## Given exercise
Can you set down, exactly as they appear below, the lines from the opening of the material through the one bearing "series = [s_hi_hd, s_mi_hd, s_hi_ld, s_li_ld]", minus the pictures?
======== Supplied data ========
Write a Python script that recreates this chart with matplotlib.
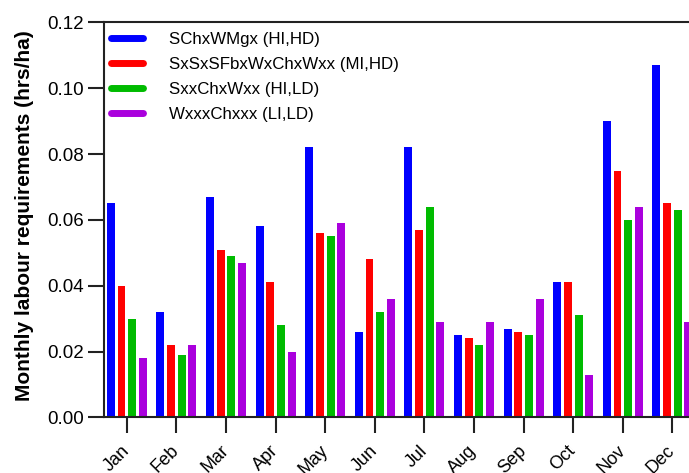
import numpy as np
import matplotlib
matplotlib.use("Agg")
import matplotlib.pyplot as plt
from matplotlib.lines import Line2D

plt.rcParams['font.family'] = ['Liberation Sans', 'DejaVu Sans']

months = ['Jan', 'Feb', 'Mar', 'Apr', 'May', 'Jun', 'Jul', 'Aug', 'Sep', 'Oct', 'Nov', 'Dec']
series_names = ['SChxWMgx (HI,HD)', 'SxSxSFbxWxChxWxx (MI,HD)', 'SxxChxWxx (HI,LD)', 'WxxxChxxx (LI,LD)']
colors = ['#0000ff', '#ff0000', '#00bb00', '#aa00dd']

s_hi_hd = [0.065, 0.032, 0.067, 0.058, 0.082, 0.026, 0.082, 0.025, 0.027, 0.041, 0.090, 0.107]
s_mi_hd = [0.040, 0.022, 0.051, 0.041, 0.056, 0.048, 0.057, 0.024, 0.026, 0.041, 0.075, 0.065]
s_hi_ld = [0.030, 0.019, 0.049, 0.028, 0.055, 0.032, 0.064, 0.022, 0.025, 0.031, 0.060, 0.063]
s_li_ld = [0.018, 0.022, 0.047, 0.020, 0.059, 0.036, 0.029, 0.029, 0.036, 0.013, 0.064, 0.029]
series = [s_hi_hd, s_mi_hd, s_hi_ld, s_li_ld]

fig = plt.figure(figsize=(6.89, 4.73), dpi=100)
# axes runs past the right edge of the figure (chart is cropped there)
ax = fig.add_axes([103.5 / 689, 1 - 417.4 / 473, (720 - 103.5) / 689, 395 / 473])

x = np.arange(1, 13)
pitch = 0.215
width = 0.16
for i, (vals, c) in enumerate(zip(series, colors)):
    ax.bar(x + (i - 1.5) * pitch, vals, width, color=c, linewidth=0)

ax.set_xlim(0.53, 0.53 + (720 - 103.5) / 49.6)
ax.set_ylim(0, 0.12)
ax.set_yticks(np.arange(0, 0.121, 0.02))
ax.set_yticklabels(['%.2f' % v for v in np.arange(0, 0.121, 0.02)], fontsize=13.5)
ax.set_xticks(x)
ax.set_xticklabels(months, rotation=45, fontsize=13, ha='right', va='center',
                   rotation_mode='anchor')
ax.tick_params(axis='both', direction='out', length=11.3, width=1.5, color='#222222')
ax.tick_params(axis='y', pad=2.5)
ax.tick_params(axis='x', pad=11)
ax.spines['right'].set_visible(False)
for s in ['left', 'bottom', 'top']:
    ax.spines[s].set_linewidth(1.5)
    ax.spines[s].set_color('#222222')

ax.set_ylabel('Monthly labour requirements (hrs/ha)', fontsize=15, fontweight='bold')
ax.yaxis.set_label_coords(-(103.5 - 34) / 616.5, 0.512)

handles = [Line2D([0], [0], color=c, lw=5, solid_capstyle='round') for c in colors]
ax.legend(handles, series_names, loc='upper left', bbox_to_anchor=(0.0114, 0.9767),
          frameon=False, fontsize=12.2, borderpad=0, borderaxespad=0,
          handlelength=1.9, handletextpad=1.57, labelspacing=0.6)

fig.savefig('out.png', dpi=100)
========
## Response to the task
Write a Python script that recreates this chart with matplotlib.
import numpy as np
import matplotlib
matplotlib.use("Agg")
import matplotlib.pyplot as plt
from matplotlib.lines import Line2D

plt.rcParams['font.family'] = ['Liberation Sans', 'DejaVu Sans']

months = ['Jan', 'Feb', 'Mar', 'Apr', 'May', 'Jun', 'Jul', 'Aug', 'Sep', 'Oct', 'Nov', 'Dec']
series_names = ['SChxWMgx (HI,HD)', 'SxSxSFbxWxChxWxx (MI,HD)', 'SxxChxWxx (HI,LD)', 'WxxxChxxx (LI,LD)']
colors = ['#0000ff', '#ff0000', '#00bb00', '#aa00dd']

s_hi_hd = [0.065, 0.032, 0.067, 0.058, 0.082, 0.026, 0.082, 0.025, 0.027, 0.041, 0.090, 0.107]
s_mi_hd = [0.040, 0.022, 0.051, 0.041, 0.056, 0.048, 0.057, 0.024, 0.026, 0.041, 0.075, 0.065]
s_hi_ld = [0.030, 0.019, 0.049, 0.028, 0.055, 0.032, 0.064, 0.022, 0.025, 0.031, 0.060, 0.063]
s_li_ld = [0.018, 0.022, 0.047, 0.020, 0.059, 0.036, 0.029, 0.029, 0.036, 0.013, 0.064, 0.029]
series = [s_hi_hd, s_mi_hd, s_hi_ld, s_li_ld]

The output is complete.